Buruk (shar) di sini tidak dimaknai sebagai musibah (seperti sakit atau kecelakaan), melainkan sebagai perbuatan yang menjadikan pelakunya berdosa karena melanggar larangan-Nya. Ketika manusia melakukan perbuatan yang dilarang, ia memilih shar, dan tanggung jawab dosa sepenuhnya ia tanggung.
Bahaya Mempermudah Jalan Menuju Surga
Fenomena menyalahkan takdir juga diperburuk oleh tren penceramah yang membawakan ajaran Islam dengan cara yang terlalu “mudah,” sehingga cenderung membuat umat menganggap remeh (ngentengin) perkara dosa dan siksa akhirat. Pendekatan yang melulu memperlihatkan sisi welas asih Allah, tanpa mencoba menampilkan sisi lain dari-Nya, yakni “sang penyiksa yang kejam” hanya akan membuahkan sikap mudah meremehkan.

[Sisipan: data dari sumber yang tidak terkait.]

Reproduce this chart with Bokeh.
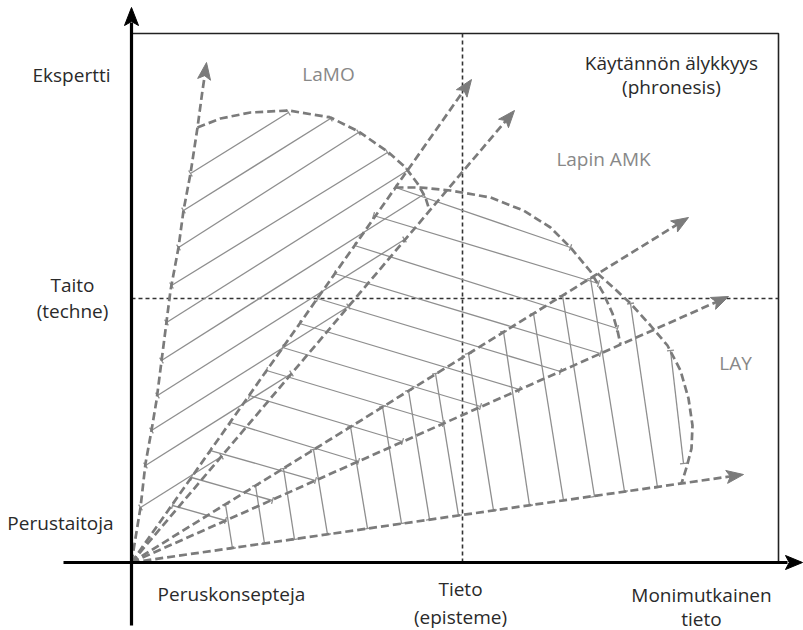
import numpy as np
from bokeh.plotting import figure
from bokeh.core.properties import value
from bokeh.embed import file_html
from bokeh.resources import INLINE

# ---------------- diagram data (units: origin at the axes crossing) ----------------
# straight dashed rays from the origin (arrow tips)
ray_x = [340, 383, 557, 597, 612]
ray_y = [483, 452, 345, 266, 88]

# curved left ray (LaMO left edge), last point = arrow tip
edge_x = [0, 9, 14, 20, 25, 32, 39, 47, 52, 59, 66, 71, 75]
edge_y = [0, 55, 99, 132, 162, 217, 272, 315, 352, 389, 435, 472, 500]

# dashed region boundaries
lamo_curve_x = [66, 89, 119, 157, 199, 227, 256, 274, 286, 294, 298]
lamo_curve_y = [435, 444, 450, 452, 445, 431, 411, 395, 379, 365, 352]
lapin_curve_x = [264, 289, 319, 359, 392, 419, 439, 459, 472, 481, 486, 489]
lapin_curve_y = [375, 375, 372, 365, 352, 335, 315, 291, 269, 249, 232, 218]
lay_curve_x = [466, 484, 499, 519, 536, 549, 557, 561, 560, 555, 550]
lay_curve_y = [289, 273, 259, 237, 217, 192, 164, 137, 114, 95, 79]

# hatch lines (start -> end)
lamo_x0 = [59, 52, 47, 40, 35, 30, 26, 20, 14, 9]
lamo_y0 = [389, 352, 315, 277, 240, 202, 167, 132, 97, 55]
lamo_x1 = [157, 199, 227, 256, 276, 292, 273, 217, 160, 90]
lamo_y1 = [450, 444, 430, 410, 392, 368, 323, 256, 189, 106]

lapin_x0 = [264, 242, 223, 203, 186, 168, 151, 135, 118, 99, 79, 60, 41]
lapin_y0 = [375, 347, 317, 289, 264, 239, 215, 192, 167, 140, 112, 85, 57]
lapin_x1 = [439, 467, 486, 469, 429, 388, 349, 312, 271, 227, 184, 141, 94]
lapin_y1 = [315, 279, 234, 209, 191, 173, 156, 139, 121, 101, 82, 62, 42]

lay_x0 = [94, 124, 152, 182, 219, 251, 277, 304, 337, 372, 402, 431, 459, 499, 539]
lay_y0 = [58, 77, 94, 113, 136, 156, 172, 189, 209, 231, 249, 267, 284, 259, 212]
lay_x1 = [101, 133, 163, 196, 236, 270, 298, 327, 362, 398, 432, 463, 493, 526, 552]
lay_y1 = [14, 19, 23, 28, 34, 39, 43, 47, 52, 57, 62, 66, 71, 75, 99]

# quadrant frame
box_right = 647
box_top = 529
mid_x = 331
mid_y = 264

# labels
dark_labels = ["Ekspertti", "Taito", "(techne)", "Perustaitoja", "Peruskonsepteja",
               "Tieto", "(episteme)", "Monimutkainen", "tieto",
               "Käytännön älykkyys", "(phronesis)"]
dark_lx = [-60, -59, -59, -71, 100, 329, 329, 570, 570, 540, 540]
dark_ly = [488, 278, 252, 40, -31, -26, -54, -32, -56, 500, 476]
gray_labels = ["LaMO", "Lapin AMK", "LAY"]
gray_lx = [197, 472, 604]
gray_ly = [489, 404, 200]

# ---------------- styles ----------------
DASH_GRAY = "#7b7b7b"
HATCH_GRAY = "#8e8e8e"
FONT = value("Open Sans")

p = figure(width=803, height=630, x_range=(-131, 672), y_range=(-68, 562),
           min_border=0, x_axis_location=None, y_axis_location=None,
           toolbar_location=None, output_backend="svg", background_fill_color="white")
p.grid.visible = False
p.outline_line_color = None

# quadrant frame and dividers
p.line([0, box_right, box_right], [box_top, box_top, 0], line_color="#222222", line_width=1.6)
p.line([mid_x, mid_x], [0, box_top], line_color="#333333", line_width=1.6, line_dash="4 3")
p.line([0, box_right], [mid_y, mid_y], line_color="#333333", line_width=1.6, line_dash="4 3")

# hatch lines with small end ticks
def hatch(x0, y0, x1, y1):
    x0, y0, x1, y1 = map(np.asarray, (x0, y0, x1, y1))
    p.segment(x0, y0, x1, y1, line_color=HATCH_GRAY, line_width=1.3)
    dx, dy = x1 - x0, y1 - y0
    ln = np.hypot(dx, dy)
    nx, ny = -dy / ln * 3.5, dx / ln * 3.5
    tx = np.concatenate([x0, x1])
    ty = np.concatenate([y0, y1])
    nnx = np.concatenate([nx, nx])
    nny = np.concatenate([ny, ny])
    p.segment(tx - nnx, ty - nny, tx + nnx, ty + nny, line_color=HATCH_GRAY, line_width=1.3)

hatch(lamo_x0, lamo_y0, lamo_x1, lamo_y1)
hatch(lapin_x0, lapin_y0, lapin_x1, lapin_y1)
hatch(lay_x0, lay_y0, lay_x1, lay_y1)

# dashed rays and curves
dash_kw = dict(line_color=DASH_GRAY, line_width=2.7, line_dash="8 4")
for tx, ty in zip(ray_x, ray_y):
    ln = np.hypot(tx, ty)
    p.line([0, tx - 8 * tx / ln], [0, ty - 8 * ty / ln], **dash_kw)
p.line(edge_x[:-1] + [edge_x[-1] - 1], edge_y[:-1] + [edge_y[-1] - 8], **dash_kw)
p.line(lamo_curve_x, lamo_curve_y, **dash_kw)
p.line(lapin_curve_x, lapin_curve_y, **dash_kw)
p.line(lay_curve_x, lay_curve_y, **dash_kw)

# arrow heads
def head(tx, ty, ux, uy, L=17, W=6.5):
    ln = np.hypot(ux, uy)
    ux, uy = ux / ln, uy / ln
    nx, ny = -uy, ux
    bx, by = tx - L * ux, ty - L * uy
    kx, ky = tx - 0.78 * L * ux, ty - 0.78 * L * uy
    return [tx, bx + W * nx, kx, bx - W * nx], [ty, by + W * ny, ky, by - W * ny]

hx, hy = [], []
for tx, ty in zip(ray_x, ray_y):
    a, b = head(tx, ty, tx, ty)
    hx.append(a); hy.append(b)
a, b = head(edge_x[-1], edge_y[-1], edge_x[-1] - edge_x[-2], edge_y[-1] - edge_y[-2])
hx.append(a); hy.append(b)
p.patches(hx, hy, fill_color=DASH_GRAY, line_color=DASH_GRAY, line_width=1)

# main axes
p.line([0, 0], [-63, 540], line_color="black", line_width=3.2)
p.line([-68, 656], [0, 0], line_color="black", line_width=3.2)
ax_x, ax_y = [], []
a, b = head(0, 555, 0, 1, L=18, W=7); ax_x.append(a); ax_y.append(b)
a, b = head(671, 0, 1, 0, L=17, W=7); ax_x.append(a); ax_y.append(b)
p.patches(ax_x, ax_y, fill_color="black", line_color="black", line_width=1)

# labels
p.text(x=dark_lx, y=dark_ly, text=dark_labels, text_align="center", text_baseline="middle",
       text_font=FONT, text_font_size="19px", text_color="#2a2a2a")
p.text(x=gray_lx, y=gray_ly, text=gray_labels, text_align="center", text_baseline="middle",
       text_font=FONT, text_font_size="19px", text_color="#888888")

open("out.html", "w").write(file_html(p, INLINE))
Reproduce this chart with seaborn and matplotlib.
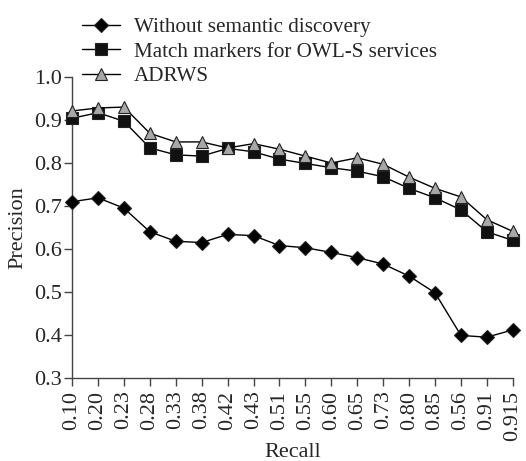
import matplotlib
matplotlib.use("Agg")
import matplotlib.pyplot as plt
import seaborn as sns
import pandas as pd

# ── данные ───────────────────────────────────────────────────────────────────

recall_labels = ["0.10", "0.20", "0.23", "0.28", "0.33", "0.38", "0.42", "0.43", "0.51",
                 "0.55", "0.60", "0.65", "0.73", "0.80", "0.85", "0.56", "0.91", "0.915"]

without_semantic = [0.710, 0.719, 0.695, 0.640, 0.618, 0.615, 0.634, 0.631, 0.608,
                    0.603, 0.592, 0.580, 0.565, 0.537, 0.498, 0.399, 0.395, 0.412]
match_markers = [0.904, 0.917, 0.897, 0.835, 0.819, 0.816, 0.834, 0.826, 0.809,
                 0.799, 0.789, 0.781, 0.768, 0.741, 0.719, 0.691, 0.640, 0.620]
adrws = [0.921, 0.928, 0.930, 0.869, 0.849, 0.849, 0.835, 0.845, 0.832,
         0.816, 0.800, 0.812, 0.797, 0.767, 0.741, 0.721, 0.668, 0.641]

series_names = ["Without semantic discovery", "Match markers for OWL-S services", "ADRWS"]
y_ticks = [0.3, 0.4, 0.5, 0.6, 0.7, 0.8, 0.9, 1.0]

sns.set_theme(style="ticks")
plt.rcParams["font.family"] = ["Liberation Serif", "DejaVu Serif"]

df = pd.DataFrame({
    "pos": list(range(len(recall_labels))),
    series_names[0]: without_semantic,
    series_names[1]: match_markers,
    series_names[2]: adrws,
})

styles = {
    series_names[0]: dict(marker="D", markersize=7, markerfacecolor="black"),
    series_names[1]: dict(marker="s", markersize=8, markerfacecolor="#111111"),
    series_names[2]: dict(marker="^", markersize=8.5, markerfacecolor="#a8a8a8"),
}

fig = plt.figure(figsize=(5.26, 4.61), dpi=100)
ax = fig.add_axes([0.137, 0.180, 0.838, 0.653])

for name in series_names:
    sns.lineplot(data=df, x="pos", y=name, ax=ax, color="black", linewidth=1.0,
                 markeredgecolor="#222222", markeredgewidth=0.8, label=name,
                 clip_on=False, zorder=3, **styles[name])

ax.set_xlim(0, len(recall_labels) - 1)
ax.set_ylim(0.3, 1.0)
ax.set_xticks(df["pos"])
ax.set_xticklabels(recall_labels, rotation=90, fontsize=16)
ax.set_yticks(y_ticks)
ax.set_yticklabels([f"{v:.1f}" for v in y_ticks], fontsize=16)
ax.set_xlabel("Recall", fontsize=16, labelpad=2)
ax.set_ylabel("Precision", fontsize=16, labelpad=5)

sns.despine(ax=ax)
for side in ["left", "bottom"]:
    ax.spines[side].set_color("#444444")
    ax.spines[side].set_linewidth(1.0)
ax.tick_params(axis="both", direction="out", length=6, width=1.0, color="#444444")
ax.tick_params(axis="x", pad=3)
ax.tick_params(axis="y", pad=1)

leg = ax.legend(loc="upper left", bbox_to_anchor=(0.156, 0.962), bbox_transform=fig.transFigure,
                frameon=False, fontsize=15.2, borderpad=0, borderaxespad=0,
                handlelength=1.8, handletextpad=0.65, labelspacing=0.22)

plt.savefig("out.png", dpi=100)
plt.close()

Sehingga, dua hal ini (khauf dan raja’) harus dihadirkan dalam porsi yang sebanding, agar misi dakwah tercapai dengan maksimal.
Seorang mukmin sejati seharusnya berjuang untuk menghindari neraka, walaupun hanya satu hari, karena siksaan di neraka jauh lebih dahsyat dan menyakitkan dibandingkan penjara dunia. Ajaran yang terlalu mempermudah pintu surga berisiko menghilangkan kewaspadaan dan ketakutan umat terhadap azab Allah, yang merupakan bagian penting dari keimanan. Walaupun ada janji bahwa kelak semua umat Islam akan memasukinya, namun pertanyaan utamanya adalah kapan?
Dua Kewajiban: Hukum Negara dan Syariat Agama
Terakhir, kehidupan seorang Muslim di Indonesia menuntut keseimbangan antara dua kewajiban:
Kewajiban sebagai Warga Negara: Diatur oleh undang-undang, yang menuntut adanya toleransi dan pengakuan terhadap keberadaan semua kelompok dan agama di dalam bingkai Negara Kesatuan Republik Indonesia (NKRI).
Kewajiban sebagai Seorang Muslim: Diatur oleh syariat Islam, yang mengharuskan keyakinan teguh bahwa hanya Islam adalah kebenaran mutlak di sisi Allah.
Seorang Muslim harus mampu menghormati pluralitas secara kenegaraan, namun tidak boleh mengorbankan keyakinan teologisnya bahwa kebenaran hakiki hanya ada dalam ajaran Islam. Kerumitan hidup ini menuntut kebijaksanaan dan komitmen ganda agar tidak terjadi konflik antara hukum duniawi dan hukum ukhrawi.